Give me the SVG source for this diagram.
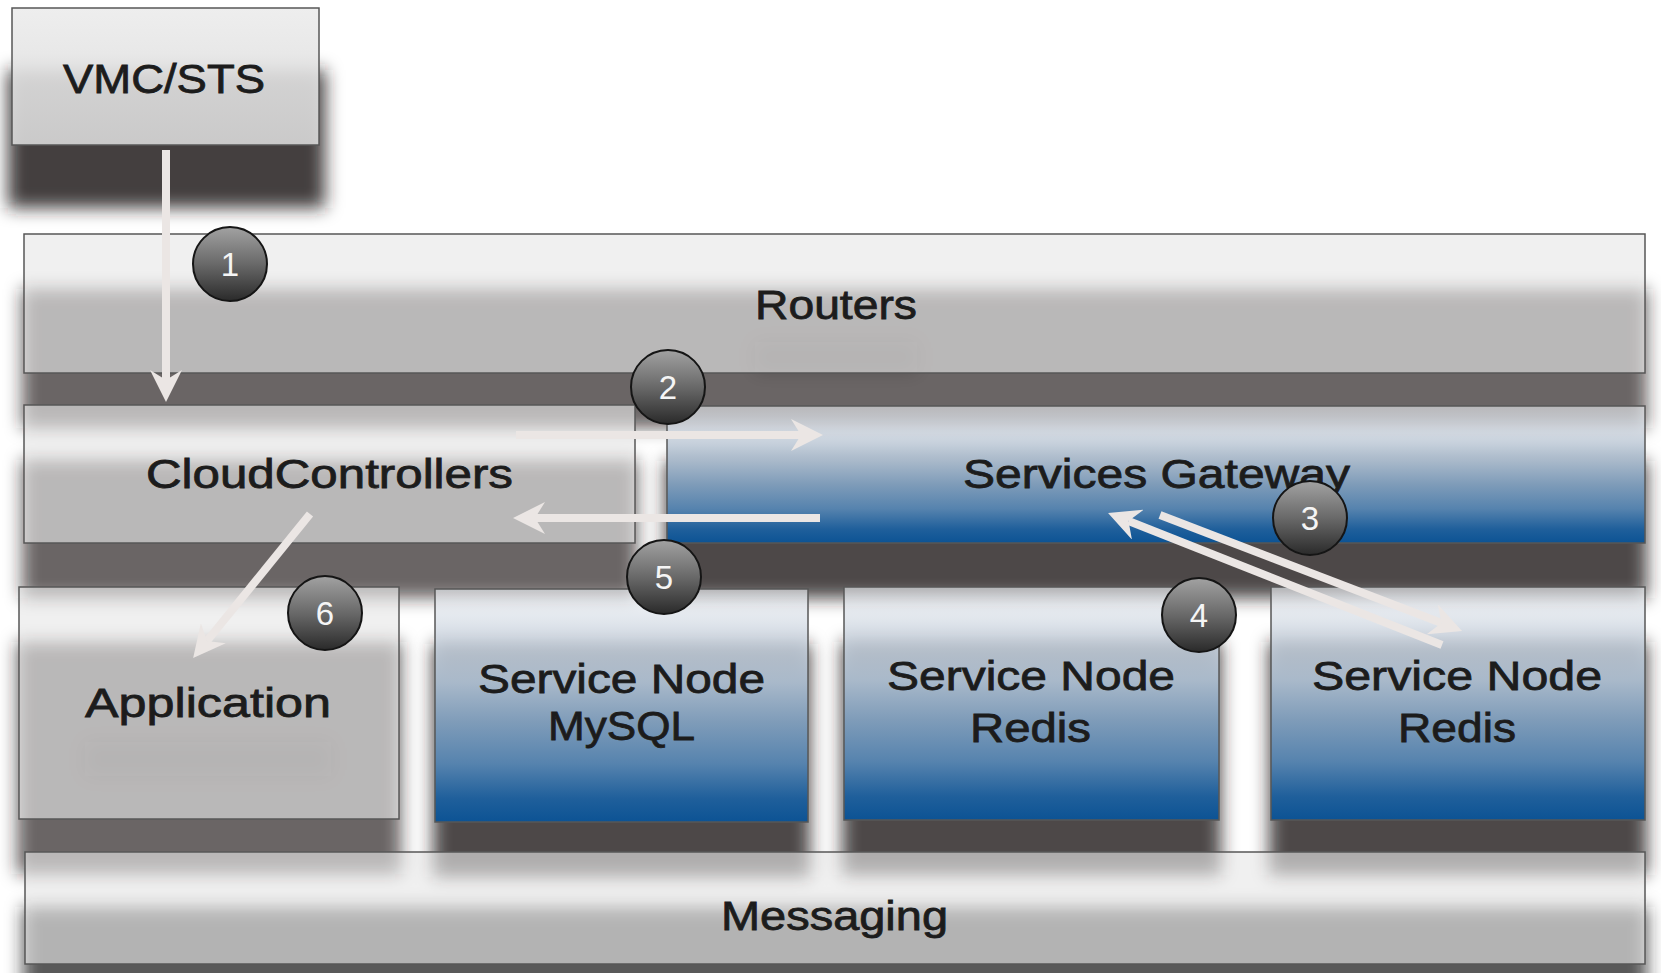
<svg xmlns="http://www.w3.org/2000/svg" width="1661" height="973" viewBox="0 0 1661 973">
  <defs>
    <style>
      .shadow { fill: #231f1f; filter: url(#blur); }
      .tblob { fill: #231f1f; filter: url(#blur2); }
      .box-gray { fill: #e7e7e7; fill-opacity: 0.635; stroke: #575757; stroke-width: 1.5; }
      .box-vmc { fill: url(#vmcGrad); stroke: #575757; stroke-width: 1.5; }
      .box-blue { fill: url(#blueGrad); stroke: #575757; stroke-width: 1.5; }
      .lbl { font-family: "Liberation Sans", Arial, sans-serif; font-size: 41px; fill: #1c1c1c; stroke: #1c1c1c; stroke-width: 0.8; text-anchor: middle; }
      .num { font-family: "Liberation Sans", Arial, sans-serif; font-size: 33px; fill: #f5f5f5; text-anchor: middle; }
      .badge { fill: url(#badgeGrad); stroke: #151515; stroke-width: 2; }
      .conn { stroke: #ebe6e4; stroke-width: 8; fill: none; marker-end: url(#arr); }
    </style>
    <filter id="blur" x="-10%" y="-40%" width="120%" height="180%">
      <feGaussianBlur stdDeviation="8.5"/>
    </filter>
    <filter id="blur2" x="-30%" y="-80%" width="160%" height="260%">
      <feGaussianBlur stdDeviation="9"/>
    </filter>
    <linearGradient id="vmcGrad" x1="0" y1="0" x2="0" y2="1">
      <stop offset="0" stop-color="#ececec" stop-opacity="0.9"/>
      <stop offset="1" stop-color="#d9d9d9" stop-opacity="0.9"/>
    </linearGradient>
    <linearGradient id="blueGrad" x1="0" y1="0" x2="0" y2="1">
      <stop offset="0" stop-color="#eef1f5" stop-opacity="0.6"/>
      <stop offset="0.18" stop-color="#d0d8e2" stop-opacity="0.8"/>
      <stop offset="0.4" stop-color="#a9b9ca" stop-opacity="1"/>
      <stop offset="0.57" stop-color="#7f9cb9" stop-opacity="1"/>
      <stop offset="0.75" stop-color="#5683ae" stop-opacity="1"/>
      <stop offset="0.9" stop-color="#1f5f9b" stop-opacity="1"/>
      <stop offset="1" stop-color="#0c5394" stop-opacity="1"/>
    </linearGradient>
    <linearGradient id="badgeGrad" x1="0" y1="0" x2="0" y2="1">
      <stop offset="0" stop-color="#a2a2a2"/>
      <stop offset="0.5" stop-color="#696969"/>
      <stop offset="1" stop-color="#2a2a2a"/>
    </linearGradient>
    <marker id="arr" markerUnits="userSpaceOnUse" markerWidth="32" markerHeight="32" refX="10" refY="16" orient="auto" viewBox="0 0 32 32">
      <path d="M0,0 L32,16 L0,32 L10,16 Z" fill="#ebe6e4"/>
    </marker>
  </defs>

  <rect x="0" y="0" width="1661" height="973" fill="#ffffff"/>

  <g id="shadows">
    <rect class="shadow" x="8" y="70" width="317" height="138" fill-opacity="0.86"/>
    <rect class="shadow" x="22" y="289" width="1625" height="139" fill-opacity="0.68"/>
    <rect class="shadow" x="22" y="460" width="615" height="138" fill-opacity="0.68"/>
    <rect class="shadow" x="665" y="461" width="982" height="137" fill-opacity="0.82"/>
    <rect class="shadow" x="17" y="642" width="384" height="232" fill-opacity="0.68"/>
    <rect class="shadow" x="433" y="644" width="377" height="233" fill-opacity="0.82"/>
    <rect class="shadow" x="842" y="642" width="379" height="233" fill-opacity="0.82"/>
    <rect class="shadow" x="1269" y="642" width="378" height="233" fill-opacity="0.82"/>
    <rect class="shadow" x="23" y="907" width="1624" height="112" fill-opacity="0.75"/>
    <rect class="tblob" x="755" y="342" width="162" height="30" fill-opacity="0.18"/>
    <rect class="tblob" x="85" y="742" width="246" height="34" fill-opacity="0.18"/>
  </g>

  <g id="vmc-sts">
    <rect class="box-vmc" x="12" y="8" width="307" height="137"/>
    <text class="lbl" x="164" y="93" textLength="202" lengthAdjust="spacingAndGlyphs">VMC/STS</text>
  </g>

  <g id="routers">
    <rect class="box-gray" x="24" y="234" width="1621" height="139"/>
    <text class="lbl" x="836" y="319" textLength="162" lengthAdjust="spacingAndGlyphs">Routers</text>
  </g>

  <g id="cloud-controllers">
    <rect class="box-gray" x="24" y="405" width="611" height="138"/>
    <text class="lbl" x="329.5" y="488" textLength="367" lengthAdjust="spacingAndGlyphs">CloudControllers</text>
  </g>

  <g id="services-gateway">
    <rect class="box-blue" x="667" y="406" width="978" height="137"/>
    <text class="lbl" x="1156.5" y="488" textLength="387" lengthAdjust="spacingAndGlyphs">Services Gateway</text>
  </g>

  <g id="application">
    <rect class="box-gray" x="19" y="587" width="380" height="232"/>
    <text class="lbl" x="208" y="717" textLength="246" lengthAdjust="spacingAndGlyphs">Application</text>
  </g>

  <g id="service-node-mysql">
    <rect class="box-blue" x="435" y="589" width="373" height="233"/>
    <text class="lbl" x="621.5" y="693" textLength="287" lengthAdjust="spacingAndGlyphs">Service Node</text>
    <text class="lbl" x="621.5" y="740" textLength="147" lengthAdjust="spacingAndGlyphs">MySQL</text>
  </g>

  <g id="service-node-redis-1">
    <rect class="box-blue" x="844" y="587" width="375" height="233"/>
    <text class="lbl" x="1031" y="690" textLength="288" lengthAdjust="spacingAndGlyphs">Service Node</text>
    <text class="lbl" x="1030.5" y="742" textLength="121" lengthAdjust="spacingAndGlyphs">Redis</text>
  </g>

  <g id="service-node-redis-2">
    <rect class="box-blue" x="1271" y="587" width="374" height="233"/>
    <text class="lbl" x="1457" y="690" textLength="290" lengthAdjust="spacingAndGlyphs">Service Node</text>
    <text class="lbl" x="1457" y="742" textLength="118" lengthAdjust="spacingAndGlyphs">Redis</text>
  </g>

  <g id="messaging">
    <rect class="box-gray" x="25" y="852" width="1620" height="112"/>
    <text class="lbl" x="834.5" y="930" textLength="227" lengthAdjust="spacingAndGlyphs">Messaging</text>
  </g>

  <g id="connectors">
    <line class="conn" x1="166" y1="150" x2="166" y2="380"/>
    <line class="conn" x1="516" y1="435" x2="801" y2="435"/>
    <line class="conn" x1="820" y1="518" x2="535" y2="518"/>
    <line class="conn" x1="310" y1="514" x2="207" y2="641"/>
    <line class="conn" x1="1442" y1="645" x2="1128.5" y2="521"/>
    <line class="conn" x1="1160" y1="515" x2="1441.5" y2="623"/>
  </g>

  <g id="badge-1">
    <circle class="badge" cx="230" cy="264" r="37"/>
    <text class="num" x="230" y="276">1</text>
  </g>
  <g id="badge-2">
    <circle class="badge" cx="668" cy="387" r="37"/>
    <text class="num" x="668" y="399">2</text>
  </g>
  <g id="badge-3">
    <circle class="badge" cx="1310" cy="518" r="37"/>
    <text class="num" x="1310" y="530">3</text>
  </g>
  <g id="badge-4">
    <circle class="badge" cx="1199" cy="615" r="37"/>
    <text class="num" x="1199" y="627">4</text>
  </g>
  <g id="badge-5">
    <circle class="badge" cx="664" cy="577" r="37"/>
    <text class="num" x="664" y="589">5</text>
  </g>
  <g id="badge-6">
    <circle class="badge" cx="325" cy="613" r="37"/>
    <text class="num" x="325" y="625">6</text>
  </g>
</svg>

● ● ●

Omit the pictures, then output the rest of the listing exactly.

**WRITTEN SOLUTION**:
Give me the SVG source for this diagram.
<svg xmlns="http://www.w3.org/2000/svg" width="1661" height="973" viewBox="0 0 1661 973">
  <defs>
    <style>
      .shadow { fill: #231f1f; filter: url(#blur); }
      .tblob { fill: #231f1f; filter: url(#blur2); }
      .box-gray { fill: #e7e7e7; fill-opacity: 0.635; stroke: #575757; stroke-width: 1.5; }
      .box-vmc { fill: url(#vmcGrad); stroke: #575757; stroke-width: 1.5; }
      .box-blue { fill: url(#blueGrad); stroke: #575757; stroke-width: 1.5; }
      .lbl { font-family: "Liberation Sans", Arial, sans-serif; font-size: 41px; fill: #1c1c1c; stroke: #1c1c1c; stroke-width: 0.8; text-anchor: middle; }
      .num { font-family: "Liberation Sans", Arial, sans-serif; font-size: 33px; fill: #f5f5f5; text-anchor: middle; }
      .badge { fill: url(#badgeGrad); stroke: #151515; stroke-width: 2; }
      .conn { stroke: #ebe6e4; stroke-width: 8; fill: none; marker-end: url(#arr); }
    </style>
    <filter id="blur" x="-10%" y="-40%" width="120%" height="180%">
      <feGaussianBlur stdDeviation="8.5"/>
    </filter>
    <filter id="blur2" x="-30%" y="-80%" width="160%" height="260%">
      <feGaussianBlur stdDeviation="9"/>
    </filter>
    <linearGradient id="vmcGrad" x1="0" y1="0" x2="0" y2="1">
      <stop offset="0" stop-color="#ececec" stop-opacity="0.9"/>
      <stop offset="1" stop-color="#d9d9d9" stop-opacity="0.9"/>
    </linearGradient>
    <linearGradient id="blueGrad" x1="0" y1="0" x2="0" y2="1">
      <stop offset="0" stop-color="#eef1f5" stop-opacity="0.6"/>
      <stop offset="0.18" stop-color="#d0d8e2" stop-opacity="0.8"/>
      <stop offset="0.4" stop-color="#a9b9ca" stop-opacity="1"/>
      <stop offset="0.57" stop-color="#7f9cb9" stop-opacity="1"/>
      <stop offset="0.75" stop-color="#5683ae" stop-opacity="1"/>
      <stop offset="0.9" stop-color="#1f5f9b" stop-opacity="1"/>
      <stop offset="1" stop-color="#0c5394" stop-opacity="1"/>
    </linearGradient>
    <linearGradient id="badgeGrad" x1="0" y1="0" x2="0" y2="1">
      <stop offset="0" stop-color="#a2a2a2"/>
      <stop offset="0.5" stop-color="#696969"/>
      <stop offset="1" stop-color="#2a2a2a"/>
    </linearGradient>
    <marker id="arr" markerUnits="userSpaceOnUse" markerWidth="32" markerHeight="32" refX="10" refY="16" orient="auto" viewBox="0 0 32 32">
      <path d="M0,0 L32,16 L0,32 L10,16 Z" fill="#ebe6e4"/>
    </marker>
  </defs>

  <rect x="0" y="0" width="1661" height="973" fill="#ffffff"/>

  <g id="shadows">
    <rect class="shadow" x="8" y="70" width="317" height="138" fill-opacity="0.86"/>
    <rect class="shadow" x="22" y="289" width="1625" height="139" fill-opacity="0.68"/>
    <rect class="shadow" x="22" y="460" width="615" height="138" fill-opacity="0.68"/>
    <rect class="shadow" x="665" y="461" width="982" height="137" fill-opacity="0.82"/>
    <rect class="shadow" x="17" y="642" width="384" height="232" fill-opacity="0.68"/>
    <rect class="shadow" x="433" y="644" width="377" height="233" fill-opacity="0.82"/>
    <rect class="shadow" x="842" y="642" width="379" height="233" fill-opacity="0.82"/>
    <rect class="shadow" x="1269" y="642" width="378" height="233" fill-opacity="0.82"/>
    <rect class="shadow" x="23" y="907" width="1624" height="112" fill-opacity="0.75"/>
    <rect class="tblob" x="755" y="342" width="162" height="30" fill-opacity="0.18"/>
    <rect class="tblob" x="85" y="742" width="246" height="34" fill-opacity="0.18"/>
  </g>

  <g id="vmc-sts">
    <rect class="box-vmc" x="12" y="8" width="307" height="137"/>
    <text class="lbl" x="164" y="93" textLength="202" lengthAdjust="spacingAndGlyphs">VMC/STS</text>
  </g>

  <g id="routers">
    <rect class="box-gray" x="24" y="234" width="1621" height="139"/>
    <text class="lbl" x="836" y="319" textLength="162" lengthAdjust="spacingAndGlyphs">Routers</text>
  </g>

  <g id="cloud-controllers">
    <rect class="box-gray" x="24" y="405" width="611" height="138"/>
    <text class="lbl" x="329.5" y="488" textLength="367" lengthAdjust="spacingAndGlyphs">CloudControllers</text>
  </g>

  <g id="services-gateway">
    <rect class="box-blue" x="667" y="406" width="978" height="137"/>
    <text class="lbl" x="1156.5" y="488" textLength="387" lengthAdjust="spacingAndGlyphs">Services Gateway</text>
  </g>

  <g id="application">
    <rect class="box-gray" x="19" y="587" width="380" height="232"/>
    <text class="lbl" x="208" y="717" textLength="246" lengthAdjust="spacingAndGlyphs">Application</text>
  </g>

  <g id="service-node-mysql">
    <rect class="box-blue" x="435" y="589" width="373" height="233"/>
    <text class="lbl" x="621.5" y="693" textLength="287" lengthAdjust="spacingAndGlyphs">Service Node</text>
    <text class="lbl" x="621.5" y="740" textLength="147" lengthAdjust="spacingAndGlyphs">MySQL</text>
  </g>

  <g id="service-node-redis-1">
    <rect class="box-blue" x="844" y="587" width="375" height="233"/>
    <text class="lbl" x="1031" y="690" textLength="288" lengthAdjust="spacingAndGlyphs">Service Node</text>
    <text class="lbl" x="1030.5" y="742" textLength="121" lengthAdjust="spacingAndGlyphs">Redis</text>
  </g>

  <g id="service-node-redis-2">
    <rect class="box-blue" x="1271" y="587" width="374" height="233"/>
    <text class="lbl" x="1457" y="690" textLength="290" lengthAdjust="spacingAndGlyphs">Service Node</text>
    <text class="lbl" x="1457" y="742" textLength="118" lengthAdjust="spacingAndGlyphs">Redis</text>
  </g>

  <g id="messaging">
    <rect class="box-gray" x="25" y="852" width="1620" height="112"/>
    <text class="lbl" x="834.5" y="930" textLength="227" lengthAdjust="spacingAndGlyphs">Messaging</text>
  </g>

  <g id="connectors">
    <line class="conn" x1="166" y1="150" x2="166" y2="380"/>
    <line class="conn" x1="516" y1="435" x2="801" y2="435"/>
    <line class="conn" x1="820" y1="518" x2="535" y2="518"/>
    <line class="conn" x1="310" y1="514" x2="207" y2="641"/>
    <line class="conn" x1="1442" y1="645" x2="1128.5" y2="521"/>
    <line class="conn" x1="1160" y1="515" x2="1441.5" y2="623"/>
  </g>

  <g id="badge-1">
    <circle class="badge" cx="230" cy="264" r="37"/>
    <text class="num" x="230" y="276">1</text>
  </g>
  <g id="badge-2">
    <circle class="badge" cx="668" cy="387" r="37"/>
    <text class="num" x="668" y="399">2</text>
  </g>
  <g id="badge-3">
    <circle class="badge" cx="1310" cy="518" r="37"/>
    <text class="num" x="1310" y="530">3</text>
  </g>
  <g id="badge-4">
    <circle class="badge" cx="1199" cy="615" r="37"/>
    <text class="num" x="1199" y="627">4</text>
  </g>
  <g id="badge-5">
    <circle class="badge" cx="664" cy="577" r="37"/>
    <text class="num" x="664" y="589">5</text>
  </g>
  <g id="badge-6">
    <circle class="badge" cx="325" cy="613" r="37"/>
    <text class="num" x="325" y="625">6</text>
  </g>
</svg>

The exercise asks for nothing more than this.